After the shot, hostilities break out immediately. You run staggering from the bridge, hot laser beams streaking through the billowing smoke; you hadn’t bargained on so many Hofstra employees being aliens. You head for safety across the Unispan only to find that the student center has transformed into a xenophile launch pad! Also, for some reason there is a tarp covered station with big green surfboards tacked to it. Maybe the aliens have a sense of humor? Or maybe Hofstra finally got wise about global warming and the surfboards are their emergency Tsunami escape system. Whatever the case may be, you are now surrounded by pissed off aliens with lasers and spiky things. As your doom slowly closes around you, you think back on the good times. There is a searing hot pain, and you wake up.
It was all a dream: just a terrible, terrible dream. You eat breakfast, take a shower, and pick up the Chronicle: another ordinary day. You scan the front page, and your eyes go wide. Your hand shakes, your lip trembles. The headline reads, “President Rabinowitz A Big Alien And Proud Of It!”
“Noooo!” You scream into the sky as Axin and The NAB blast into space.
Is this how it ends? Do the credits roll on a sad note? Is this a story of one helpless person in a sea of horror, doubt, and aliens?
No, I say! The human race will not go quietly into the night, nay, we will fight back with everything we have! Extraterrestrials will not run this University!

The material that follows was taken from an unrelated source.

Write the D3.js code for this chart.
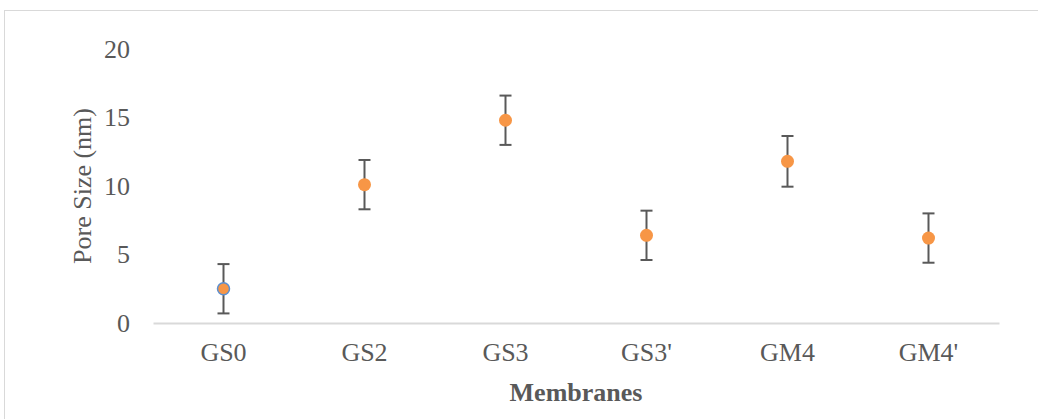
<!DOCTYPE html>
<html>
<head>
<meta charset="utf-8">
<script src="https://cdn.jsdelivr.net/npm/d3@7"></script>
<style>
  html, body { margin: 0; padding: 0; background: #fff; }
  svg { display: block; }
</style>
</head>
<body>
<svg id="chart" width="1038" height="419"></svg>
<script>
// Pore size per membrane, with standard deviation
const membranes = ["GS0", "GS2", "GS3", "GS3'", "GM4", "GM4'"];
const poreSize = [2.5, 10.1, 14.8, 6.4, 11.8, 6.2];
const poreError = [1.8, 1.8, 1.8, 1.8, 1.85, 1.8];
const yTicks = [0, 5, 10, 15, 20];

const svg = d3.select("#chart");
const font = "'Liberation Serif', 'Times New Roman', serif";
const fontSize = 26;
const textColor = "#595959";

// Outer chart frame
svg.append("rect")
  .attr("x", 4.5).attr("y", 10.5)
  .attr("width", 1040).attr("height", 420)
  .attr("fill", "none").attr("stroke", "#d9d9d9").attr("stroke-width", 1);

const plot = { left: 153, right: 999, top: 49, bottom: 323 };

const x = d3.scaleBand().domain(membranes).range([plot.left, plot.right]);
const y = d3.scaleLinear().domain([0, 20]).range([plot.bottom, plot.top]);

// Y axis labels (no line, no ticks)
const yAxis = svg.append("g")
  .attr("transform", `translate(${plot.left - 6},0)`)
  .call(d3.axisLeft(y).tickValues(yTicks).tickSize(0).tickPadding(17));
yAxis.select(".domain").remove();
yAxis.selectAll("text")
  .attr("font-family", font).attr("font-size", fontSize).attr("fill", textColor);

// X axis baseline and category labels
const xAxis = svg.append("g")
  .attr("transform", `translate(0,${plot.bottom})`)
  .call(d3.axisBottom(x).tickSize(0).tickPadding(20));
xAxis.select(".domain").attr("stroke", "#d9d9d9").attr("stroke-width", 2);
xAxis.selectAll("text")
  .attr("font-family", font).attr("font-size", fontSize).attr("fill", textColor);

// Axis titles
svg.append("text")
  .attr("transform", `translate(91,${y(10)}) rotate(-90)`)
  .attr("text-anchor", "middle")
  .attr("font-family", font).attr("font-size", fontSize).attr("fill", textColor)
  .text("Pore Size (nm)");

svg.append("text")
  .attr("x", 576).attr("y", 401)
  .attr("text-anchor", "middle")
  .attr("font-family", font).attr("font-size", fontSize).attr("font-weight", "bold")
  .attr("fill", textColor)
  .text("Membranes");

const data = membranes.map((m, i) => ({ m, v: poreSize[i], e: poreError[i] }));
const cx = d => x(d.m) + x.bandwidth() / 2;
const capHalf = 6;

// Error bars
const err = svg.append("g").attr("stroke", "#595959").attr("stroke-width", 2);
err.selectAll(".stem").data(data).join("line")
  .attr("x1", cx).attr("x2", cx)
  .attr("y1", d => y(d.v + d.e)).attr("y2", d => y(d.v - d.e));
err.selectAll(".capTop").data(data).join("line")
  .attr("x1", d => cx(d) - capHalf).attr("x2", d => cx(d) + capHalf)
  .attr("y1", d => y(d.v + d.e)).attr("y2", d => y(d.v + d.e));
err.selectAll(".capBot").data(data).join("line")
  .attr("x1", d => cx(d) - capHalf).attr("x2", d => cx(d) + capHalf)
  .attr("y1", d => y(d.v - d.e)).attr("y2", d => y(d.v - d.e));

// Markers
svg.append("g").selectAll("circle").data(data).join("circle")
  .attr("cx", cx).attr("cy", d => y(d.v))
  .attr("r", d => d.m === "GS0" ? 6 : 6.5)
  .attr("fill", "#f79646")
  .attr("stroke", d => d.m === "GS0" ? "#5b8fd0" : "none")
  .attr("stroke-width", 1.5);
</script>
</body>
</html>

That is why I hereby challenge President Stuart Rabinowitz to a duel of honor in the quad on Monday October 22nd at 1:00pm sharp. The rules will be simple: no lasers, no cheating, and no wimping out. If Rabinowitz wins, I will expose my identity to the world and I’ll allow him to call me a stink pants. However, if I win he will be forced to withdraw his alien forces immediately from Hofstra, or at the very least, remove that rampaging T-Rex that always makes me late for class. I think the terms are fair.
I’ll see you on the 22nd Rabinowitz, and may the best species win!
Want to ask me a question, tell me I suck, or warn me that Rabinowitz has a gun? Email your letters to Silence Doless (Duel This) to bronzehedwick@gmail.com
The columns are getting weirder, and leaning more heavily into my then obsession with fantasy versus reality. I was also very angry in college, and that shows here. I lightly edited this one to remove some unnecessary and I think problematic language that I now regret, and will probably do that from now on when applicable. That challenge really was printed in the paper.